• Instructions for the task: Transcribe the whole listing below without changing a word, but leave out every image.
--- Begin ---
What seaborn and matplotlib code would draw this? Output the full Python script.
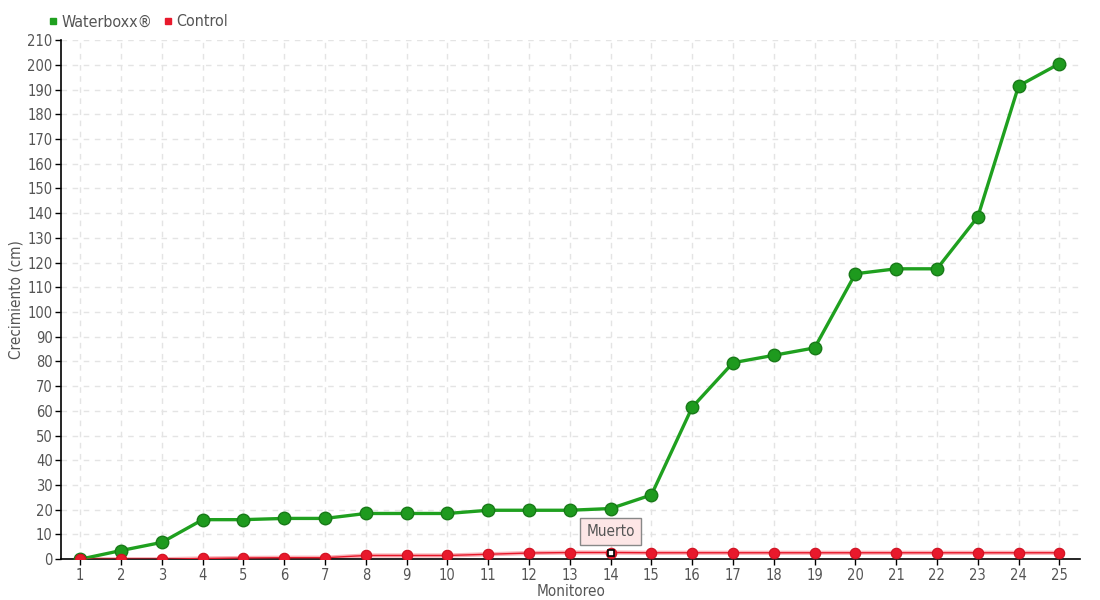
import pandas as pd
import numpy as np
import seaborn as sns
import matplotlib.pyplot as plt
from matplotlib.lines import Line2D

# data
monitoreo = list(range(1, 26))
waterboxx = [0, 3.5, 6.8, 16, 16, 16.5, 16.5, 18.5, 18.5, 18.5, 19.8, 19.8, 19.8, 20.5,
             26, 61.5, 79.5, 82.5, 85.5, 115.5, 117.5, 117.5, 138.5, 191.5, 200.5]
control = [0, 0, 0, 0.3, 0.5, 0.6, 0.6, 1.5, 1.5, 1.5, 2, 2.5, 2.7, 2.7,
           2.6, 2.6, 2.6, 2.6, 2.6, 2.6, 2.6, 2.6, 2.6, 2.6, 2.6]
series_names = ['Waterboxx®', 'Control']
y_ticks = list(range(0, 211, 10))
note_idx = 13
note_text = 'Muerto'

df = pd.DataFrame({'Monitoreo': monitoreo, 'Waterboxx': waterboxx, 'Control': control})

sns.set_style('white')
plt.rcParams['font.family'] = ['DejaVu Sans', 'Liberation Sans']
plt.rcParams['font.stretch'] = 'condensed'
txt = '#555555'

fig = plt.figure(figsize=(11, 6), dpi=100)
ax = fig.add_axes([0.0555, 0.068, 0.9265, 0.865])

green = '#1fa01f'
red = '#e8192c'

sns.lineplot(data=df, x='Monitoreo', y='Waterboxx', ax=ax, color=green, linewidth=2.4,
             marker='o', markersize=9, markerfacecolor='#1e9a1e', markeredgecolor='#187a18',
             markeredgewidth=1, zorder=4)
# light pink halo under the red line
sns.lineplot(data=df, x='Monitoreo', y='Control', ax=ax, color='#f9b0b6', linewidth=3,
             zorder=2)
sns.lineplot(data=df, x='Monitoreo', y='Control', ax=ax, color=red, linewidth=1,
             marker='o', markersize=7.5, markerfacecolor=red, markeredgecolor='#d01020',
             markeredgewidth=0.8, zorder=5)

# highlighted point
ax.plot(monitoreo[note_idx], control[note_idx], marker='s', markersize=4.5,
        markerfacecolor='white', markeredgecolor='black', markeredgewidth=1.2, zorder=6)
ax.annotate(note_text, xy=(monitoreo[note_idx], control[note_idx]),
            xytext=(0, 15), textcoords='offset points', ha='center', va='center',
            fontsize=11, color=txt,
            bbox=dict(boxstyle='square,pad=0.4', fc='#fde6e6', ec='#888888', lw=1),
            zorder=7)

ax.set_xlim(0.53, 25.51)
ax.set_ylim(0, 210)
ax.set_xticks(monitoreo)
ax.set_yticks(y_ticks)
ax.tick_params(axis='both', colors='black', labelcolor=txt, labelsize=10.5, length=4,
               width=1, direction='out', left=True, bottom=True, pad=2)
ax.grid(True, color='#e4e4e4', linestyle=(0, (4, 4)), linewidth=1)
ax.set_axisbelow(True)
for side in ['top', 'right']:
    ax.spines[side].set_visible(False)
for side in ['left', 'bottom']:
    ax.spines[side].set_color('black')
    ax.spines[side].set_linewidth(1.2)

ax.set_xlabel('Monitoreo', fontsize=11, color=txt, labelpad=1)
ax.set_ylabel('Crecimiento (cm)', fontsize=11, color=txt, labelpad=3)

handles = [Line2D([], [], linestyle='none', marker='s', markersize=5, color=green),
           Line2D([], [], linestyle='none', marker='s', markersize=5, color=red)]
fig.legend(handles, series_names, loc='upper left', bbox_to_anchor=(0.028, 1.0),
           ncol=2, frameon=False, fontsize=11.5, labelcolor=txt, handletextpad=0.0,
           columnspacing=0.5, handlelength=1.0)

fig.savefig('out.png', dpi=100)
--- End ---
• Task response:
What seaborn and matplotlib code would draw this? Output the full Python script.
import pandas as pd
import numpy as np
import seaborn as sns
import matplotlib.pyplot as plt
from matplotlib.lines import Line2D

# data
monitoreo = list(range(1, 26))
waterboxx = [0, 3.5, 6.8, 16, 16, 16.5, 16.5, 18.5, 18.5, 18.5, 19.8, 19.8, 19.8, 20.5,
             26, 61.5, 79.5, 82.5, 85.5, 115.5, 117.5, 117.5, 138.5, 191.5, 200.5]
control = [0, 0, 0, 0.3, 0.5, 0.6, 0.6, 1.5, 1.5, 1.5, 2, 2.5, 2.7, 2.7,
           2.6, 2.6, 2.6, 2.6, 2.6, 2.6, 2.6, 2.6, 2.6, 2.6, 2.6]
series_names = ['Waterboxx®', 'Control']
y_ticks = list(range(0, 211, 10))
note_idx = 13
note_text = 'Muerto'

df = pd.DataFrame({'Monitoreo': monitoreo, 'Waterboxx': waterboxx, 'Control': control})

sns.set_style('white')
plt.rcParams['font.family'] = ['DejaVu Sans', 'Liberation Sans']
plt.rcParams['font.stretch'] = 'condensed'
txt = '#555555'

fig = plt.figure(figsize=(11, 6), dpi=100)
ax = fig.add_axes([0.0555, 0.068, 0.9265, 0.865])

green = '#1fa01f'
red = '#e8192c'

sns.lineplot(data=df, x='Monitoreo', y='Waterboxx', ax=ax, color=green, linewidth=2.4,
             marker='o', markersize=9, markerfacecolor='#1e9a1e', markeredgecolor='#187a18',
             markeredgewidth=1, zorder=4)
# light pink halo under the red line
sns.lineplot(data=df, x='Monitoreo', y='Control', ax=ax, color='#f9b0b6', linewidth=3,
             zorder=2)
sns.lineplot(data=df, x='Monitoreo', y='Control', ax=ax, color=red, linewidth=1,
             marker='o', markersize=7.5, markerfacecolor=red, markeredgecolor='#d01020',
             markeredgewidth=0.8, zorder=5)

# highlighted point
ax.plot(monitoreo[note_idx], control[note_idx], marker='s', markersize=4.5,
        markerfacecolor='white', markeredgecolor='black', markeredgewidth=1.2, zorder=6)
ax.annotate(note_text, xy=(monitoreo[note_idx], control[note_idx]),
            xytext=(0, 15), textcoords='offset points', ha='center', va='center',
            fontsize=11, color=txt,
            bbox=dict(boxstyle='square,pad=0.4', fc='#fde6e6', ec='#888888', lw=1),
            zorder=7)

ax.set_xlim(0.53, 25.51)
ax.set_ylim(0, 210)
ax.set_xticks(monitoreo)
ax.set_yticks(y_ticks)
ax.tick_params(axis='both', colors='black', labelcolor=txt, labelsize=10.5, length=4,
               width=1, direction='out', left=True, bottom=True, pad=2)
ax.grid(True, color='#e4e4e4', linestyle=(0, (4, 4)), linewidth=1)
ax.set_axisbelow(True)
for side in ['top', 'right']:
    ax.spines[side].set_visible(False)
for side in ['left', 'bottom']:
    ax.spines[side].set_color('black')
    ax.spines[side].set_linewidth(1.2)

ax.set_xlabel('Monitoreo', fontsize=11, color=txt, labelpad=1)
ax.set_ylabel('Crecimiento (cm)', fontsize=11, color=txt, labelpad=3)

handles = [Line2D([], [], linestyle='none', marker='s', markersize=5, color=green),
           Line2D([], [], linestyle='none', marker='s', markersize=5, color=red)]
fig.legend(handles, series_names, loc='upper left', bbox_to_anchor=(0.028, 1.0),
           ncol=2, frameon=False, fontsize=11.5, labelcolor=txt, handletextpad=0.0,
           columnspacing=0.5, handlelength=1.0)

fig.savefig('out.png', dpi=100)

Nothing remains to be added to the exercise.